With localmonero shutting down, what would be the challenges of creating a federated version of localmonero? Traders and buyers can have accounts at different servers but still be able to trade each other and see each others' listings.
The pros i can see are: It would be harder to stop without a single point of failure, and brave server maintainers can host their services in different jurisdictions to prevent legal troubles. And it would be very difficult to prosecute server admins, as they aren't the creator but merely hosting a site.
The criminal bankers that control the state will label you as facilitating "unlicensed money transmission" or some other made up term and will put you in a cage.
A service allowing human rights such as free exchange cannot have an admin. Enter Haveno.
I’m thinking, only the prosecutors in america will go for this. Other jurisdictions have different laws and are more lax with the money transmission laws. Allowing localmomero to federate means people in america can still make trades in european servers.
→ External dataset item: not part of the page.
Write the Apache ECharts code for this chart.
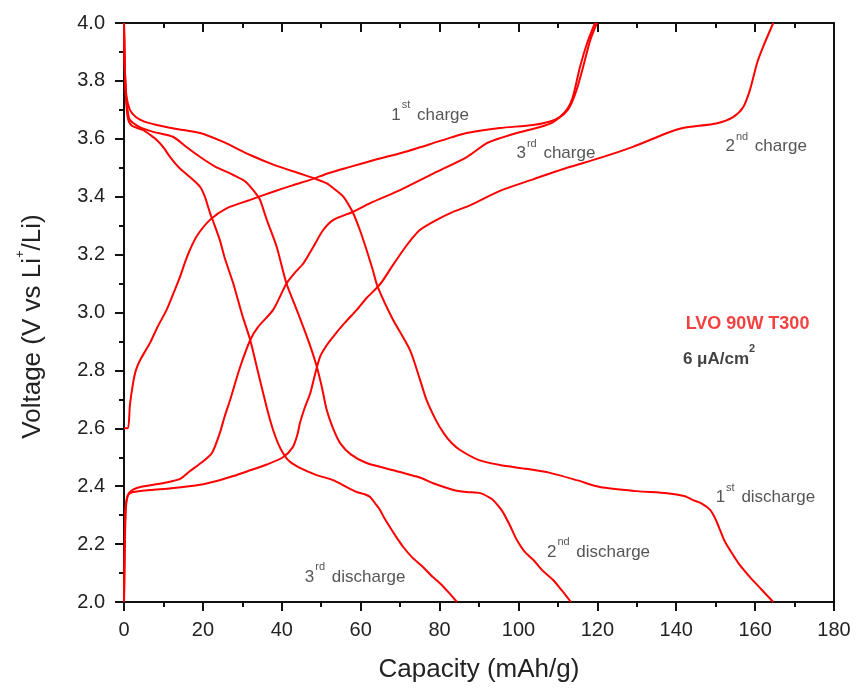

All other countries will do anything america tells them to do since they have the power to turn off their financial system.
Going forward any activity that threatens the bankers should be done on unstoppable decentralized services that use tor and or I2p. There should be no IP address associated with any server that they can go after.
The site(s) should operate like Nodes in a peer to peer network over TOR, where it is impossible to trace it back. We need strong enough technology where bravery is not required, the same way that Monero has been designed, for a hostile environment.
Since you're not asking about Haveno, the key question is, what are you trying to federate and what do you mean by localmonero?
This is what I liked about localmonero: (1) It had an easy to use web site -- this can be federated over onion; (2) it had many options (especially necessary if you're not using USD or EUR) -- federation reduces liquidity per mistance; (3) It had a reputation system for sellers -- this is hard to federate; (4) The arbiters have been proven over time to be trustworthy -- this may be impossible to federate without a reputation system.
So, IMO, your first task is to come up with a federated trust system for both arbiters and sellers. Once you have that, listings and trading can happen on any platform, even lemmy or nostr or Simplex or Haveno or something like robosats.
In my simpleminded approach, a wallet public key could have multiple reputations associated with it (e.g. seller, buyer, arbiter). There would have to be a way to confirm that sellers actually "sold" and "buyers" actually bought and arbiters actually arbitrated....I'm sure this could be done in a hidden ZK way by adding transaction IDs to the reputation . Could this be abused since a person can create multiple wallets and trade with himself? Sure, but that could also be done in localmonero and it did fall apart.
Is there a p2p web browser like bittorent with privacy? No? Then why look for half measures use monero and haveno? Be your own bank also means be your own server.